• [Set task] Only the lines from the start of the data through the line containing "const bFill = ['#ffffff', '#111111', '#a8a8a8'];" should be written out, exactly as they are, with both ends included and the pictures left out.
════════
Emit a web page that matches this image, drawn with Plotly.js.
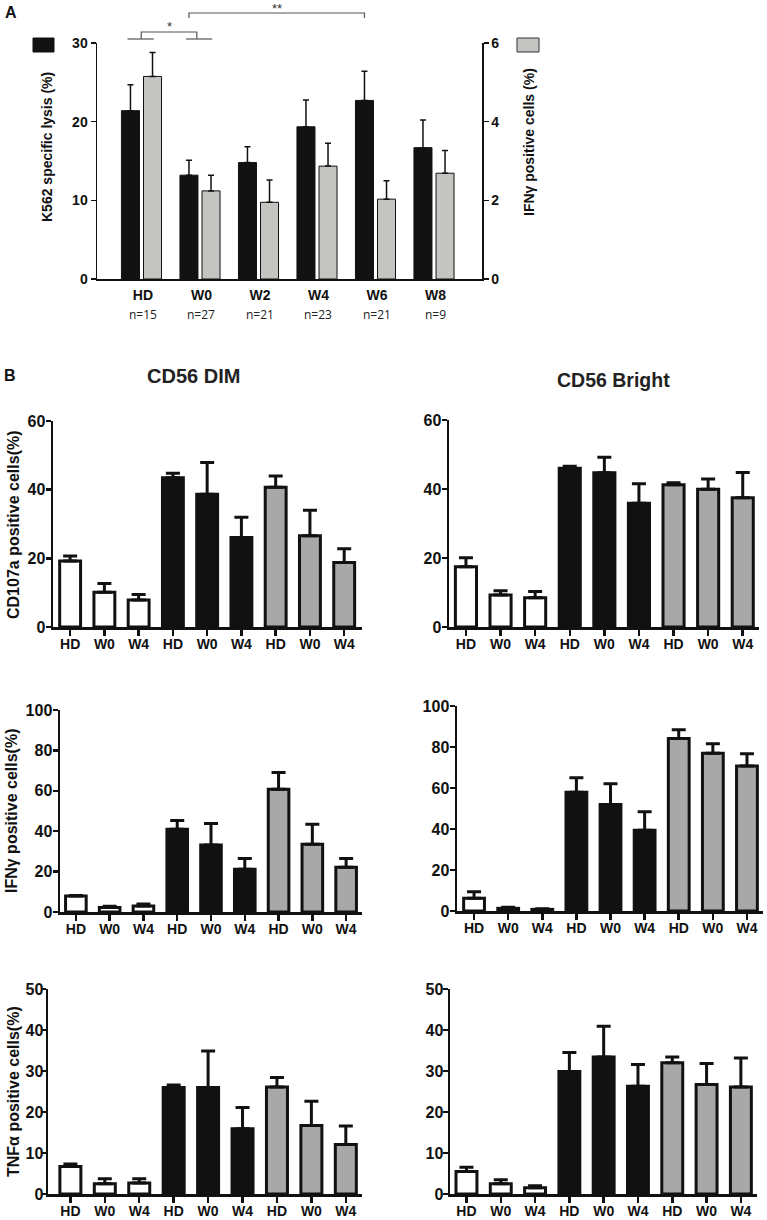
<!DOCTYPE html>
<html><head><meta charset="utf-8">
<script src="https://cdn.plot.ly/plotly-3.0.1.min.js"></script>
<style>html,body{margin:0;padding:0;background:#fff}#chart{width:767px;height:1220px}</style>
</head><body><div id="chart"></div>
<script>
// ---------- Panel A data ----------
const aCategories = ['HD','W0','W2','W4','W6','W8'];
const aSampleSizes = ['n=15','n=27','n=21','n=23','n=21','n=9'];
const aLysis = [21.4, 13.2, 14.8, 19.35, 22.7, 16.7];
const aLysisErr = [3.3, 1.9, 2.0, 3.4, 3.7, 3.5];
const aIfng = [5.15, 2.24, 1.95, 2.87, 2.03, 2.69];
const aIfngErr = [0.61, 0.40, 0.57, 0.58, 0.47, 0.58];
const sigBrackets = [
  {from:'HD', to:'W0', label:'*', kind:'pairs'},
  {from:'W0', to:'W6', label:'**', kind:'black'}
];

// ---------- Panel B data ----------
const bTimepoints = ['HD','W0','W4'];
const bConditions = ['condition 1','condition 2','condition 3'];
const dimCD107a    = [19.2, 10.1, 7.9,  43.5, 38.7, 26.1,  40.7, 26.6, 18.8];
const dimCD107aErr = [1.5, 2.6, 1.6,    1.3, 9.2, 5.9,     3.3, 7.4, 4.0];
const brCD107a     = [17.5, 9.3, 8.5,   46.0, 44.7, 35.9,  41.2, 39.9, 37.5];
const brCD107aErr  = [2.6, 1.2, 1.8,    0.6, 4.5, 5.6,     0.6, 3.0, 7.3];
const dimIFNg      = [7.9, 2.2, 3.0,    41.0, 33.2, 21.2,  60.8, 33.6, 22.2];
const dimIFNgErr   = [0.3, 0.7, 0.9,    4.3, 10.6, 5.3,    8.3, 9.9, 4.3];
const brIFNg       = [6.2, 1.3, 0.8,    57.9, 51.9, 39.4,  84.2, 76.9, 70.7];
const brIFNgErr    = [3.2, 0.5, 0.3,    7.1, 10.2, 9.0,    4.2, 4.7, 6.0];
const dimTNFa      = [6.7, 2.5, 2.7,    26.0, 26.0, 15.9,  26.1, 16.7, 12.1];
const dimTNFaErr   = [0.6, 1.2, 1.0,    0.6, 8.9, 5.2,     2.3, 5.9, 4.5];
const brTNFa       = [5.5, 2.5, 1.5,    29.9, 33.4, 26.3,  32.0, 26.7, 26.1];
const brTNFaErr    = [1.0, 1.0, 0.5,    4.6, 7.5, 5.3,     1.4, 5.1, 7.1];

// ---------- helpers / styling ----------
const W = 767, H = 1220;
const px = v => v / W;
const py = v => 1 - v / H;
const FONT = 'Liberation Sans, Arial, Helvetica, sans-serif';
const INK = '#111111';
const bFill = ['#ffffff', '#111111', '#a8a8a8'];

const traces = [];
const annotations = [];
const shapes = [];
const layout = {
  width: W, height: H,
  margin: {l:0, r:0, t:0, b:0},
  paper_bgcolor: '#fff', plot_bgcolor: 'rgba(0,0,0,0)',
  barmode: 'overlay',
  showlegend: false,
  font: {family: FONT, color: INK},
  annotations, shapes
};
function note(o) {
  annotations.push(Object.assign({xref:'paper', yref:'paper', showarrow:false,
    xanchor:'center', yanchor:'middle'}, o));
}

// ---------- Panel A ----------
const aIdx = aCategories.map((_, i) => i);
const aBarW = 0.308, aOffBlack = -0.368, aOffGray = 0.009;
traces.push({
  type:'bar', x:aIdx, y:aLysis, xaxis:'x', yaxis:'y',
  width:aBarW, offset:aOffBlack,
  marker:{color:'#121212', line:{color:INK, width:1}},
  error_y:{type:'data', symmetric:false, array:aLysisErr, arrayminus:aLysis.map(()=>0),
           color:INK, thickness:1.5, width:3},
  hoverinfo:'skip'
});
traces.push({
  type:'bar', x:aIdx, y:aIfng, xaxis:'x', yaxis:'y2',
  width:aBarW, offset:aOffGray,
  marker:{color:'#c4c4c0', line:{color:INK, width:1}},
  error_y:{type:'data', symmetric:false, array:aIfngErr, arrayminus:aIfng.map(()=>0),
           color:INK, thickness:1.5, width:3},
  hoverinfo:'skip'
});
const aTick = {family:FONT, size:14, color:INK, weight:'bold'};
layout.xaxis = {
  domain:[px(97), px(482)], anchor:'y', range:[-0.786, 5.795],
  tickvals:aIdx, ticktext:aCategories, ticks:'', ticklabelstandoff:3,
  showline:true, linecolor:INK, linewidth:1.5, showgrid:false, zeroline:false,
  tickfont:{family:FONT, size:14, color:INK, weight:'bold'}
};
layout.yaxis = {
  domain:[py(279), py(43)], anchor:'x', range:[0,30], tickvals:[0,10,20,30],
  ticks:'outside', ticklen:5, tickwidth:1.5, tickcolor:INK,
  showline:true, linecolor:INK, linewidth:1.5, showgrid:false, zeroline:false,
  tickfont:aTick
};
layout.yaxis2 = {
  overlaying:'y', side:'right', anchor:'x', range:[0,6], tickvals:[0,2,4,6],
  ticks:'outside', ticklen:5, tickwidth:1.5, tickcolor:INK,
  showline:true, linecolor:INK, linewidth:1.5, showgrid:false, zeroline:false,
  tickfont:aTick
};
// sample sizes under categories
aSampleSizes.forEach((t, i) => note({
  text:t, x:aIdx[i], xref:'x', y:py(314),
  font:{family:'Open Sans, sans-serif', size:12, color:'#222'}
}));
// axis titles
note({text:'K562 specific lysis (%)', x:px(47), y:py(147), textangle:-90,
  font:{family:FONT, size:14, color:INK, weight:'bold'}});
note({text:'IFNγ positive cells (%)', x:px(529), y:py(142), textangle:-90,
  font:{family:FONT, size:14, color:INK, weight:'bold'}});
note({text:'A', x:px(11), y:py(13), font:{family:FONT, size:16, color:INK, weight:'bold'}});
// legend swatches
shapes.push({type:'rect', xref:'paper', yref:'paper', x0:px(33), x1:px(54), y0:py(52), y1:py(38),
  fillcolor:'#121212', line:{color:INK, width:1}});
shapes.push({type:'rect', xref:'paper', yref:'paper', x0:px(517), x1:px(539), y0:py(52), y1:py(38),
  fillcolor:'#c4c4c0', line:{color:'#333', width:1}});
// significance brackets
const bracketColor = '#555';
sigBrackets.forEach(b => {
  const i0 = aCategories.indexOf(b.from), i1 = aCategories.indexOf(b.to);
  if (b.kind === 'pairs') {
    const blackC = aOffBlack + aBarW/2, grayC = aOffGray + aBarW/2;
    [i0, i1].forEach(i => shapes.push({type:'line', xref:'x', yref:'paper',
      x0:i + blackC - 0.05, x1:i + grayC + 0.02, y0:py(39), y1:py(39),
      line:{color:bracketColor, width:1.2}}));
    const m0 = i0 - 0.03, m1 = i1 - 0.08;
    shapes.push({type:'path', xref:'x', yref:'paper',
      path:`M ${m0},${py(39)} L ${m0},${py(32)} L ${m1},${py(32)} L ${m1},${py(39)}`,
      line:{color:bracketColor, width:1.2}});
    note({text:b.label, x:(m0+m1)/2, xref:'x', y:py(27), font:{family:FONT, size:13, color:'#333'}});
  } else {
    const c = aOffBlack + aBarW/2;
    const m0 = i0 + c, m1 = i1 + c;
    shapes.push({type:'path', xref:'x', yref:'paper',
      path:`M ${m0},${py(18)} L ${m0},${py(13)} L ${m1},${py(13)} L ${m1},${py(18)}`,
      line:{color:bracketColor, width:1.2}});
    note({text:b.label, x:(m0+m1)/2, xref:'x', y:py(8), font:{family:FONT, size:13, color:'#333'}});
  }
});

// ---------- Panel B ----------
note({text:'B', x:px(10), y:py(376), font:{family:FONT, size:16, color:INK, weight:'bold'}});
note({text:'CD56 DIM', x:px(193), y:py(376), font:{family:FONT, size:20, color:'#222', weight:'bold'}});
note({text:'CD56 Bright', x:px(613), y:py(380), font:{family:FONT, size:19.5, color:'#222', weight:'bold'}});

const bLabels = [];
bConditions.forEach(() => bTimepoints.forEach(t => bLabels.push(t)));
const bIdx = bLabels.map((_, i) => i);

const panels = [
  {vals:dimCD107a, err:dimCD107aErr, ymax:60, dt:20, dom:[53,362,421,627], xr:[-0.5,8.52], ys:-3, title:'CD107a positive cells(%)', tx:13, ty:525},
  {vals:brCD107a,  err:brCD107aErr,  ymax:60, dt:20, dom:[449,759,420,627], xr:[-0.49,8.47], ys:-3},
  {vals:dimIFNg,   err:dimIFNgErr,   ymax:100, dt:20, dom:[60,362,710,912], xr:[-0.47,8.47], ys:-3, title:'IFNγ positive cells(%)', tx:12, ty:811},
  {vals:brIFNg,    err:brIFNgErr,    ymax:100, dt:20, dom:[457,763,706,911], xr:[-0.5,8.47], ys:-3},
  {vals:dimTNFa,   err:dimTNFaErr,   ymax:50, dt:10, dom:[48,362,989,1194], xr:[-0.65,8.47], ys:-6, title:'TNFα positive cells(%)', tx:13, ty:1092},
  {vals:brTNFa,    err:brTNFaErr,    ymax:50, dt:10, dom:[450,757,989,1194], xr:[-0.48,8.47], ys:-4}
];

panels.forEach((p, k) => {
  const xa = 'x' + (k + 2), ya = 'y' + (k + 3);
  bConditions.forEach((c, g) => {
    const sl = [g*3, g*3+3];
    const yv = p.vals.slice(...sl);
    traces.push({
      type:'bar', name:c, x:bIdx.slice(...sl), y:yv, xaxis:xa, yaxis:ya,
      width:0.61,
      marker:{color:bFill[g], line:{color:INK, width:3}},
      error_y:{type:'data', symmetric:false, array:p.err.slice(...sl), arrayminus:yv.map(()=>0),
               color:INK, thickness:3, width:7},
      hoverinfo:'skip'
    });
  });
  const [x0, x1, yTop, yBot] = p.dom;
  layout['xaxis' + (k + 2)] = {
    domain:[px(x0), px(x1)], anchor:ya, range:p.xr,
    tickvals:bIdx, ticktext:bLabels, ticks:'outside', ticklen:6, tickwidth:2.5, tickcolor:INK,
    ticklabelstandoff:-3,
    showline:true, linecolor:INK, linewidth:2.5, showgrid:false, zeroline:false,
    tickfont:{family:FONT, size:14, color:INK, weight:'bold'}
  };
  const tv = [];
  for (let v = 0; v <= p.ymax; v += p.dt) tv.push(v);
  layout['yaxis' + (k + 3)] = {
    domain:[py(yBot), py(yTop)], anchor:xa, range:[0, p.ymax], tickvals:tv,
    ticks:'outside', ticklen:5, tickwidth:2.5, tickcolor:INK, ticklabelstandoff:p.ys,
    showline:true, linecolor:INK, linewidth:2.5, showgrid:false, zeroline:false,
    tickfont:{family:FONT, size:16, color:INK, weight:'bold'}
  };
  if (p.title) note({text:p.title, x:px(p.tx), y:py(p.ty), textangle:-90,
    font:{family:FONT, size:16, color:INK, weight:'bold'}});
});

Plotly.newPlot('chart', traces, layout, {staticPlot:true, displayModeBar:false});
</script></body></html>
════════
• [Exercise response]
Emit a web page that matches this image, drawn with Plotly.js.
<!DOCTYPE html>
<html><head><meta charset="utf-8">
<script src="https://cdn.plot.ly/plotly-3.0.1.min.js"></script>
<style>html,body{margin:0;padding:0;background:#fff}#chart{width:767px;height:1220px}</style>
</head><body><div id="chart"></div>
<script>
// ---------- Panel A data ----------
const aCategories = ['HD','W0','W2','W4','W6','W8'];
const aSampleSizes = ['n=15','n=27','n=21','n=23','n=21','n=9'];
const aLysis = [21.4, 13.2, 14.8, 19.35, 22.7, 16.7];
const aLysisErr = [3.3, 1.9, 2.0, 3.4, 3.7, 3.5];
const aIfng = [5.15, 2.24, 1.95, 2.87, 2.03, 2.69];
const aIfngErr = [0.61, 0.40, 0.57, 0.58, 0.47, 0.58];
const sigBrackets = [
  {from:'HD', to:'W0', label:'*', kind:'pairs'},
  {from:'W0', to:'W6', label:'**', kind:'black'}
];

// ---------- Panel B data ----------
const bTimepoints = ['HD','W0','W4'];
const bConditions = ['condition 1','condition 2','condition 3'];
const dimCD107a    = [19.2, 10.1, 7.9,  43.5, 38.7, 26.1,  40.7, 26.6, 18.8];
const dimCD107aErr = [1.5, 2.6, 1.6,    1.3, 9.2, 5.9,     3.3, 7.4, 4.0];
const brCD107a     = [17.5, 9.3, 8.5,   46.0, 44.7, 35.9,  41.2, 39.9, 37.5];
const brCD107aErr  = [2.6, 1.2, 1.8,    0.6, 4.5, 5.6,     0.6, 3.0, 7.3];
const dimIFNg      = [7.9, 2.2, 3.0,    41.0, 33.2, 21.2,  60.8, 33.6, 22.2];
const dimIFNgErr   = [0.3, 0.7, 0.9,    4.3, 10.6, 5.3,    8.3, 9.9, 4.3];
const brIFNg       = [6.2, 1.3, 0.8,    57.9, 51.9, 39.4,  84.2, 76.9, 70.7];
const brIFNgErr    = [3.2, 0.5, 0.3,    7.1, 10.2, 9.0,    4.2, 4.7, 6.0];
const dimTNFa      = [6.7, 2.5, 2.7,    26.0, 26.0, 15.9,  26.1, 16.7, 12.1];
const dimTNFaErr   = [0.6, 1.2, 1.0,    0.6, 8.9, 5.2,     2.3, 5.9, 4.5];
const brTNFa       = [5.5, 2.5, 1.5,    29.9, 33.4, 26.3,  32.0, 26.7, 26.1];
const brTNFaErr    = [1.0, 1.0, 0.5,    4.6, 7.5, 5.3,     1.4, 5.1, 7.1];

// ---------- helpers / styling ----------
const W = 767, H = 1220;
const px = v => v / W;
const py = v => 1 - v / H;
const FONT = 'Liberation Sans, Arial, Helvetica, sans-serif';
const INK = '#111111';
const bFill = ['#ffffff', '#111111', '#a8a8a8'];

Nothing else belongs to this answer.